An evolving Mamdani-Takagi-Sugeno based neural-fuzzy inference system with improved interpretability-accuracy

This paper presents a novel neural-fuzzy network architecture named the evolving Mamdani-Takagi-Sugeno neural fuzzy inference system (eMTSFIS) that addresses two deficiencies faced by neural-fuzzy systems. Firstly, the dynamic nature of real-world problems demands that neural-fuzzy systems be able to adapt their parameters and evolve their rule-bases to address the time-varying characteristics of their operating environments. Secondly, in practice, having good fuzzy rule-base interpretability and high modeling accuracy are contradictory requirements and one usually prevails over the other based on the modeling objective and fuzzy rule structure employed.
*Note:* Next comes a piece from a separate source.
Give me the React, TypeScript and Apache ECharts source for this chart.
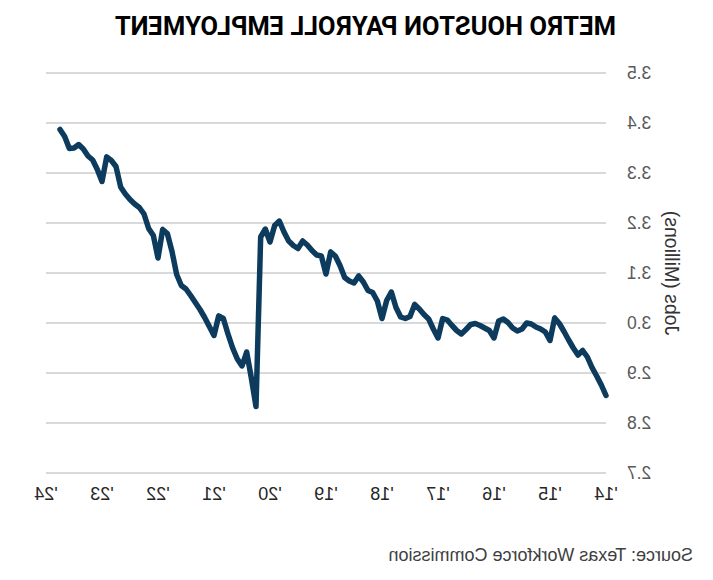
import React, { useEffect, useRef } from "react";
import * as echarts from "echarts";

const title = "METRO HOUSTON PAYROLL EMPLOYMENT";
const source = "Source: Texas Workforce Commission";
const yAxisName = "Jobs (Millions)";
const yearLabels = ["'14", "'15", "'16", "'17", "'18", "'19", "'20", "'21", "'22", "'23", "'24"];

// Monthly payroll employment (millions), Jan 2014 onward
const jobs2014 = [2.855, 2.876, 2.894, 2.911, 2.932, 2.945, 2.936, 2.95, 2.966, 2.983, 2.999, 3.01];
const jobs2015 = [2.965, 2.982, 2.988, 2.992, 2.998, 3.0, 2.988, 2.984, 2.99, 3.001, 3.008, 3.004];
const jobs2016 = [2.97, 2.985, 2.99, 2.995, 2.999, 2.997, 2.987, 2.978, 2.985, 2.995, 3.006, 3.009];
const jobs2017 = [2.97, 2.988, 3.008, 3.017, 3.028, 3.037, 3.013, 3.009, 3.012, 3.031, 3.062, 3.045];
const jobs2018 = [3.009, 3.044, 3.061, 3.065, 3.082, 3.094, 3.08, 3.084, 3.091, 3.115, 3.134, 3.142];
const jobs2019 = [3.098, 3.134, 3.136, 3.145, 3.156, 3.164, 3.149, 3.155, 3.164, 3.182, 3.204, 3.195];
const jobs2020 = [3.162, 3.188, 3.172, 2.833, 2.89, 2.942, 2.914, 2.928, 2.95, 2.978, 3.009, 3.014];
const jobs2021 = [2.975, 2.993, 3.011, 3.027, 3.041, 3.055, 3.068, 3.075, 3.097, 3.143, 3.179, 3.187];
const jobs2022 = [3.13, 3.175, 3.189, 3.218, 3.231, 3.238, 3.247, 3.258, 3.272, 3.313, 3.325, 3.332];
const jobs2023 = [3.283, 3.307, 3.326, 3.334, 3.348, 3.357, 3.35, 3.349, 3.373, 3.387];

const jobs = [
  ...jobs2014, ...jobs2015, ...jobs2016, ...jobs2017, ...jobs2018,
  ...jobs2019, ...jobs2020, ...jobs2021, ...jobs2022, ...jobs2023,
];

export default function App() {
  const ref = useRef<HTMLDivElement>(null);

  useEffect(() => {
    if (!ref.current) return;
    const chart = echarts.init(ref.current, null, { renderer: "svg" });
    const data = jobs.map((v, i) => [i, v]);
    chart.setOption({
      animation: false,
      backgroundColor: "#ffffff",
      grid: { left: 107, right: 46, top: 73, bottom: 107, containLabel: false },
      xAxis: {
        type: "value",
        min: 0,
        max: 120,
        interval: 12,
        axisLine: { show: false },
        axisTick: { show: false },
        splitLine: { show: false },
        axisLabel: {
          margin: 12,
          fontSize: 18,
          color: "#262626",
          fontFamily: "Liberation Sans",
          formatter: (v: number) => yearLabels[Math.round(v / 12)] ?? "",
        },
      },
      yAxis: {
        type: "value",
        min: 2.7,
        max: 3.5,
        interval: 0.1,
        name: yAxisName,
        nameLocation: "middle",
        nameGap: 55,
        nameTextStyle: { fontSize: 19.5, color: "#333333", fontFamily: "Liberation Sans" },
        axisLine: { show: false },
        axisTick: { show: false },
        axisLabel: {
          margin: 21,
          fontSize: 17.5,
          color: "#595959",
          fontFamily: "Liberation Sans",
          formatter: (v: number) => v.toFixed(1),
        },
        splitLine: { lineStyle: { color: "#d9d9d9", width: 2 } },
      },
      series: [
        {
          type: "line",
          data,
          showSymbol: false,
          symbol: "none",
          lineStyle: { color: "#0d3b5e", width: 5.5, cap: "round", join: "round" },
        },
      ],
      graphic: [
        {
          type: "text",
          left: 97,
          top: 13,
          style: {
            text: title,
            fontSize: 25.5,
            fontWeight: "bold",
            fill: "#000000",
            fontFamily: "Roboto",
          },
        },
        {
          type: "text",
          left: 20,
          top: 546,
          style: {
            text: source,
            fontSize: 18,
            fill: "#404040",
            fontFamily: "Liberation Sans",
          },
        },
      ],
    });
    return () => chart.dispose();
  }, []);

  return (
    <div
      ref={ref}
      style={{
        position: "absolute",
        left: 0,
        top: 0,
        width: 713,
        height: 580,
        transform: "scaleX(-1)",
        background: "#ffffff",
      }}
    />
  );
}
The proposed eMTSFIS model is able to achieve life-long learning as it evolves and adapts its knowledge to the dynamics of the underlying environment. This effectively addresses the stability-plasticity dilemma. Also, the proposed eMTSFIS model combines Mamdani and T-S fuzzy modeling approaches, coupled with a localized parameter learning approach, to achieve both improved interpretability and accuracy. Experimental results from two benchmark applications demonstrate the learning robustness and modeling versatility of the proposed eMTSFIS model. The results are encouraging.